24 ene 2015

JUAN I DE ARAGÓN

La subida al trono del heredero del Ceremonioso supone una reacción aristocratizante y una intensificación de la política de amistad con Francia y Castilla, así como una adhesión al papa de Aviñón frente a su rival romano.
La personalidad de Juan I presenta una doble faceta. Si por una parte ha sido mecenas protector de la cultura, al precio que fuera, por otro lado fue un hombre de política dubitativa y llena de altibajos. El monarca en gran medida estuvo a punto de echar a perder la magna obra de su antecesor. Ahora bien, en descargo de este último rey hay que recordar que los últimos años del reinado de Pedro IV no fueron excesivamente boyantes. Algunos de los primeros síntomas de la crisis en que se va a debatir en el futuro la Corona de Aragón se apreciaban ya de forma patente. El terrible estallido antisemita de 1391, en pleno reinado de Juan I, no es más que una muestra de la agudización de problemas que se ha ido larvando ya desde mediados del siglo XIV.

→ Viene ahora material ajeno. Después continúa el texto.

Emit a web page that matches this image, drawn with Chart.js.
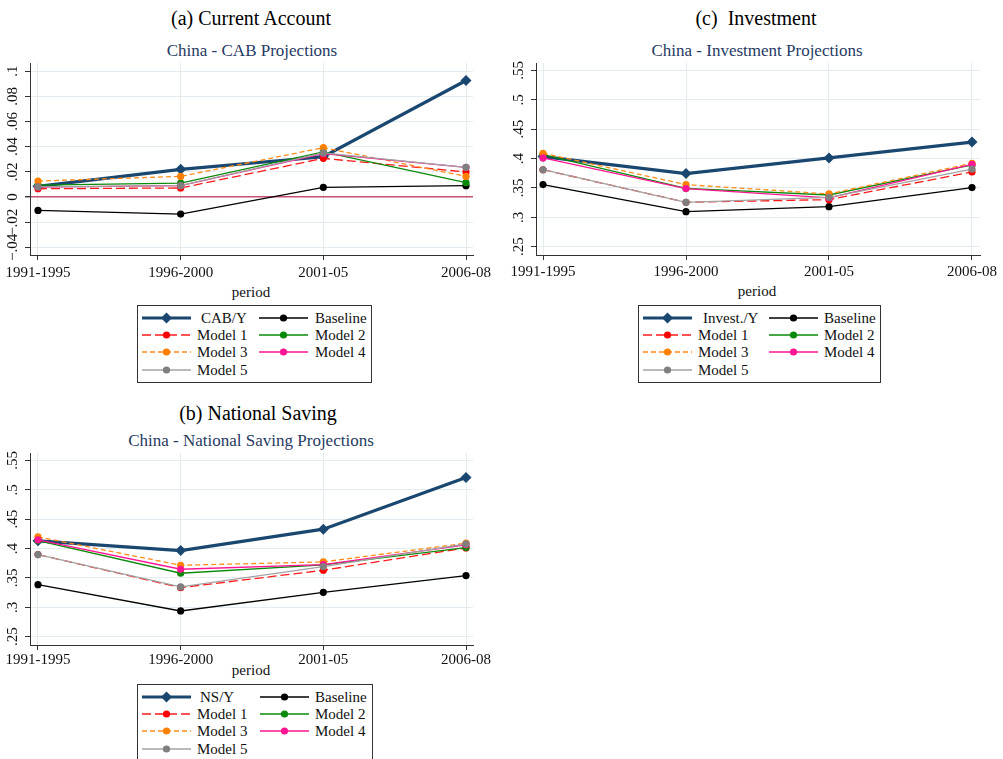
<!DOCTYPE html>
<html>
<head>
<meta charset="utf-8">
<script src="https://cdn.jsdelivr.net/npm/chart.js@4.4.0/dist/chart.umd.min.js"></script>
<style>
  body { margin: 0; background: #fff; font-family: "Liberation Serif", "DejaVu Serif", serif; }
  #page { position: relative; width: 1003px; height: 759px; overflow: hidden; background: #fff; }
  .txt { position: absolute; white-space: nowrap; transform: translate(-50%, -50%); }
  .title { font-size: 20px; color: #000; }
  .sub { font-size: 17px; color: #263a63; }
  .axt { font-size: 15px; color: #111; }
  canvas { position: absolute; }
  .legend { position: absolute; border: 1px solid #333; background: #fff; height: 76px; }
  .legend svg { position: absolute; }
  .legend span { position: absolute; font-size: 15px; line-height: 16px; color: #111; white-space: nowrap; }
</style>
</head>
<body>
<div id="page">
  <div class="txt title" style="left:251px; top:18px;">(a) Current Account</div>
  <div class="txt sub" style="left:252px; top:51px;">China - CAB Projections</div>
  <div class="txt axt" style="left:251px; top:292px;">period</div>

  <div class="txt title" style="left:756px; top:18px;">(c)&nbsp; Investment</div>
  <div class="txt sub" style="left:757px; top:51px;">China - Investment Projections</div>
  <div class="txt axt" style="left:757px; top:291px;">period</div>

  <div class="txt title" style="left:258px; top:413px;">(b) National Saving</div>
  <div class="txt sub" style="left:251px; top:441px;">China - National Saving Projections</div>
  <div class="txt axt" style="left:251px; top:670px;">period</div>
</div>

<script>
// categories and tick labels
const periods = ['1991-1995', '1996-2000', '2001-05', '2006-08'];
const modelNames = ['Baseline', 'Model 1', 'Model 2', 'Model 3', 'Model 4', 'Model 5'];

const cabTicks = [-0.04, -0.02, 0, 0.02, 0.04, 0.06, 0.08, 0.1];
const cabTickLabels = ['\u2212.04', '\u2212.02', '0', '.02', '.04', '.06', '.08', '.1'];
const shareTicks = [0.25, 0.3, 0.35, 0.4, 0.45, 0.5, 0.55];
const shareTickLabels = ['.25', '.3', '.35', '.4', '.45', '.5', '.55'];

// (a) current account / GDP
const cabActual   = [0.0085, 0.022, 0.032, 0.0925];
const cabBaseline = [-0.0106, -0.0135, 0.0077, 0.009];
const cabModel1   = [0.0066, 0.0072, 0.0307, 0.0199];
const cabModel2   = [0.0095, 0.0111, 0.0358, 0.0114];
const cabModel3   = [0.0127, 0.0164, 0.0392, 0.0164];
const cabModel4   = [0.0078, 0.009, 0.0344, 0.0236];
const cabModel5   = [0.0080, 0.009, 0.035, 0.0236];

// (c) investment / GDP
const invActual   = [0.4034, 0.3744, 0.4011, 0.428];
const invBaseline = [0.3557, 0.3097, 0.3182, 0.3506];
const invModel1   = [0.381, 0.3256, 0.3301, 0.3773];
const invModel2   = [0.4068, 0.3494, 0.338, 0.3892];
const invModel3   = [0.409, 0.3557, 0.3398, 0.392];
const invModel4   = [0.401, 0.349, 0.333, 0.39];
const invModel5   = [0.381, 0.3256, 0.334, 0.382];

// (b) national saving / GDP
const nsActual   = [0.4131, 0.3966, 0.433, 0.521];
const nsBaseline = [0.3386, 0.2938, 0.3256, 0.354];
const nsModel1   = [0.3898, 0.3335, 0.3631, 0.4011];
const nsModel2   = [0.4136, 0.358, 0.3722, 0.4017];
const nsModel3   = [0.4199, 0.3716, 0.3773, 0.4091];
const nsModel4   = [0.4148, 0.3648, 0.3727, 0.4063];
const nsModel5   = [0.3898, 0.3347, 0.3693, 0.408];

const FONT = '"Liberation Serif", "DejaVu Serif", serif';
const gridColor = '#e3edf0';
const axisColor = '#333';

// look of each series: actual, baseline, models 1-5
const styles = [
    { line: '#1a476f', dot: '#1a476f', width: 3.2, dash: [], marker: 'rectRot', r: 5.5 },
    { line: '#000000', dot: '#000000', width: 1.3, dash: [], marker: 'circle', r: 3.6 },
    { line: '#ff1a1a', dot: '#ff0000', width: 1.3, dash: [9, 4], marker: 'circle', r: 3.6 },
    { line: '#0a8a0a', dot: '#0a8a0a', width: 1.3, dash: [], marker: 'circle', r: 3.6 },
    { line: '#ff8c1a', dot: '#ff8000', width: 1.3, dash: [5, 3], marker: 'circle', r: 3.6 },
    { line: '#ff1493', dot: '#ff1493', width: 1.3, dash: [], marker: 'circle', r: 3.6 },
    { line: '#a3a3a3', dot: '#7f7f7f', width: 1.3, dash: [], marker: 'circle', r: 3.6 }
];

const page = document.getElementById('page');

function makePanel(p) {
    const canvas = document.createElement('canvas');
    const w = p.right - p.left + 57;
    const h = p.bottom - p.top + 53;
    canvas.width = w;
    canvas.height = h;
    canvas.style.left = (p.left - 30) + 'px';
    canvas.style.top = (p.top - 8) + 'px';
    page.appendChild(canvas);

    const names = [p.actualName].concat(modelNames);
    const datasets = p.series.map((vals, i) => ({
        label: names[i],
        data: vals.map((v, k) => ({ x: k, y: v })),
        borderColor: styles[i].line,
        backgroundColor: styles[i].dot,
        borderWidth: styles[i].width,
        borderDash: styles[i].dash,
        pointStyle: styles[i].marker,
        pointRadius: styles[i].r,
        pointBackgroundColor: styles[i].dot,
        pointBorderWidth: 0,
        tension: 0,
        fill: false,
        order: p.series.length - i
    }));

    // vertical tick labels, as in the source figure
    const yLabels = {
        id: 'yLabels',
        afterDraw(chart) {
            const ys = chart.scales.y;
            const ctx = chart.ctx;
            ctx.save();
            ctx.fillStyle = '#111';
            ctx.font = '15px ' + FONT;
            ctx.textAlign = 'center';
            ctx.textBaseline = 'middle';
            p.ticks.forEach((v, k) => {
                const y = ys.getPixelForValue(v);
                ctx.save();
                ctx.translate(chart.chartArea.left - 16.5, y);
                ctx.rotate(-Math.PI / 2);
                ctx.fillText(p.tickLabels[k], 0, 0);
                ctx.restore();
            });
            ctx.restore();
        }
    };

    new Chart(canvas.getContext('2d'), {
        type: 'line',
        data: { datasets: datasets },
        options: {
            responsive: false,
            animation: false,
            layout: { padding: { left: 0, top: 8, right: 27, bottom: 0 } },
            plugins: { legend: { display: false }, tooltip: { enabled: false } },
            scales: {
                x: {
                    type: 'linear',
                    min: p.xMin,
                    max: p.xMax,
                    afterBuildTicks: s => { s.ticks = periods.map((_, k) => ({ value: k })); },
                    afterFit: s => { s.height = 45; },
                    ticks: {
                        autoSkip: false, maxRotation: 0, padding: p.xPad, color: '#111',
                        font: { family: FONT, size: 15 },
                        callback: v => periods[v]
                    },
                    grid: { color: gridColor, tickColor: axisColor, tickLength: 5, lineWidth: 1 },
                    border: { color: axisColor, width: 1 }
                },
                y: {
                    type: 'linear',
                    min: p.yMin,
                    max: p.yMax,
                    afterBuildTicks: s => { s.ticks = p.ticks.map(v => ({ value: v })); },
                    afterFit: s => { s.width = 30; },
                    ticks: { display: false },
                    grid: {
                        color: c => (p.zeroLine && c.tick && c.tick.value === 0) ? '#c8506f' : gridColor,
                        lineWidth: c => (p.zeroLine && c.tick && c.tick.value === 0) ? 1.4 : 1,
                        tickColor: axisColor, tickLength: 5
                    },
                    border: { color: axisColor, width: 1 }
                }
            }
        },
        plugins: [yLabels]
    });
}

function makeLegend(l) {
    const box = document.createElement('div');
    box.className = 'legend';
    box.style.left = l.left + 'px';
    box.style.top = l.top + 'px';
    box.style.width = l.width + 'px';
    page.appendChild(box);

    const names = [l.actualName].concat(modelNames);
    names.forEach((name, i) => {
        const row = Math.floor(i / 2);
        const col = i % 2;
        const cy = 11.5 + row * 17.4;
        const lx = col === 0 ? 4 : l.col2Line;
        const tx = col === 0 ? 59 : l.col2Text;
        const s = styles[i];
        const ns = 'http://www.w3.org/2000/svg';
        const svg = document.createElementNS(ns, 'svg');
        svg.setAttribute('width', 49);
        svg.setAttribute('height', 14);
        svg.style.left = lx + 'px';
        svg.style.top = (cy - 7) + 'px';
        const ln = document.createElementNS(ns, 'line');
        ln.setAttribute('x1', 0); ln.setAttribute('x2', 49);
        ln.setAttribute('y1', 7); ln.setAttribute('y2', 7);
        ln.setAttribute('stroke', s.line);
        ln.setAttribute('stroke-width', s.width);
        if (s.dash.length) ln.setAttribute('stroke-dasharray', s.dash.join(' '));
        svg.appendChild(ln);
        let mk;
        if (s.marker === 'rectRot') {
            mk = document.createElementNS(ns, 'polygon');
            mk.setAttribute('points', '24.5,1.5 30,7 24.5,12.5 19,7');
        } else {
            mk = document.createElementNS(ns, 'circle');
            mk.setAttribute('cx', 24.5); mk.setAttribute('cy', 7); mk.setAttribute('r', 3.6);
        }
        mk.setAttribute('fill', s.dot);
        svg.appendChild(mk);
        box.appendChild(svg);

        const t = document.createElement('span');
        t.textContent = name;
        t.style.left = (tx + (i === 0 ? l.firstShift : 0)) + 'px';
        t.style.top = (cy - 8) + 'px';
        box.appendChild(t);
    });
}

makePanel({
    left: 30, top: 63, right: 473, bottom: 255,
    xMin: -0.056, xMax: 3.049, yMin: -0.046, yMax: 0.1064, xPad: 4.5,
    ticks: cabTicks, tickLabels: cabTickLabels, zeroLine: true,
    actualName: 'CAB/Y',
    series: [cabActual, cabBaseline, cabModel1, cabModel2, cabModel3, cabModel4, cabModel5]
});
makePanel({
    left: 536, top: 63, right: 980, bottom: 255,
    xMin: -0.049, xMax: 3.056, yMin: 0.2359, yMax: 0.5626, xPad: 3,
    ticks: shareTicks, tickLabels: shareTickLabels, zeroLine: false,
    actualName: 'Invest./Y',
    series: [invActual, invBaseline, invModel1, invModel2, invModel3, invModel4, invModel5]
});
makePanel({
    left: 30, top: 453, right: 473, bottom: 645,
    xMin: -0.056, xMax: 3.049, yMin: 0.2359, yMax: 0.5626, xPad: 1.5,
    ticks: shareTicks, tickLabels: shareTickLabels, zeroLine: false,
    actualName: 'NS/Y',
    series: [nsActual, nsBaseline, nsModel1, nsModel2, nsModel3, nsModel4, nsModel5]
});

makeLegend({ left: 137, top: 305, width: 233, col2Line: 121, col2Text: 177, firstShift: 4, actualName: 'CAB/Y' });
makeLegend({ left: 638, top: 305, width: 241, col2Line: 130, col2Text: 185, firstShift: 5, actualName: 'Invest./Y' });
makeLegend({ left: 137, top: 684, width: 234, col2Line: 122, col2Text: 177, firstShift: 3, actualName: 'NS/Y' });
</script>
</body>
</html>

El balance de la política continentalista de Juan I de Aragón no se puede decir que fuera precisamente negativo. De su antecesor heredó un problema: el enfrentamiento contra las pretensiones semiautonómicas del conde de Ampurias, del que pudo salir airoso. Las complicaciones posteriores: invasión del Alto Ampurdán y del Rosellón por su cuñado, el conde de Armagnac, que alegaba vagos derechos al trono mallorquín, fueron también conjuradas en los primeros reinados del nuevo soberano.
Menos airoso saldrá de sus intentos de intervenir en los asuntos internos de Castilla, al calor de la moniría de edad de Enrique III. Su peón principal en este juego fue el marqués de Villena, que no supo estar nunca a la altura de las circunstancias. Las veleidades intervencionistas aragonesas fracasaron en cuanto el monarca castellano fue declarado mayor de edad y supo rodearse de colaboradores enérgicos, que, sin romper en absoluto con el aragonés, le disuadieron de cualquier aventura en territorio castellano-leonés.
La política mediterránea de Juan I está marcada por un signo claramente abandonista. Las muestras son bien patentes. En Cerdeña, Brancaleone Doria rompió en 1390 los acuerdos suscritos años atrás con Pedro IV. La rebelión se propagó a toda la isla ante la lentitud de operaciones del monarca aragonés, quien se limitó a enviar pequeñas expediciones. Cuando muere en 1396, solamente dos posiciones, Alguer y Cagliari, se mantenían fieles a la Corona de Aragón. La paciente obra llevada a cabo desde Jaime II a Pedro IV en territorio sardo se habían echado a perder bajo Juan I.
Para colmo de males, el imperialismo aragonés sufrió otro rudo golpe en 1388, cuando un aventurero florentino, Nerio Acciajuoli, al servicio de Venecia, ocupó los ducados de Atenas y Neopatria.
No fue más afortunado Juan I en los asuntos de política interna. Sus veleidades pronobiliarias habían de distanciarle forzosamente del estado llano, que expuso con insistencia sus quejas contra la política de la camarilla real y la ostentación de vida, que era uno de sus signos más característicos. Este descontento popular, manifestado ya en las Cortes Generales de Monzón de 1388, fue lo que llevó al monarca a seguir la línea de prescindir de nuevas convocatorias. La situación se mantuvo hasta que en 1396, en vísperas de la muerte del rey, el Consejo de Ciento de Barcelona se opuso tajantemente a conceder subsidios para la celebración de los juegos florales. La ocasión fue aprovechada para arremeter contra los consejeros áulicos del monarca. A la protesta barcelonesa se unió un memorial de agravios presentado porla ciudad de Valencia.
En pleno clima de tensión, y cuando la opinión pública exigía responsabilidades por la desidia del equipo gobernante, murió Juan I.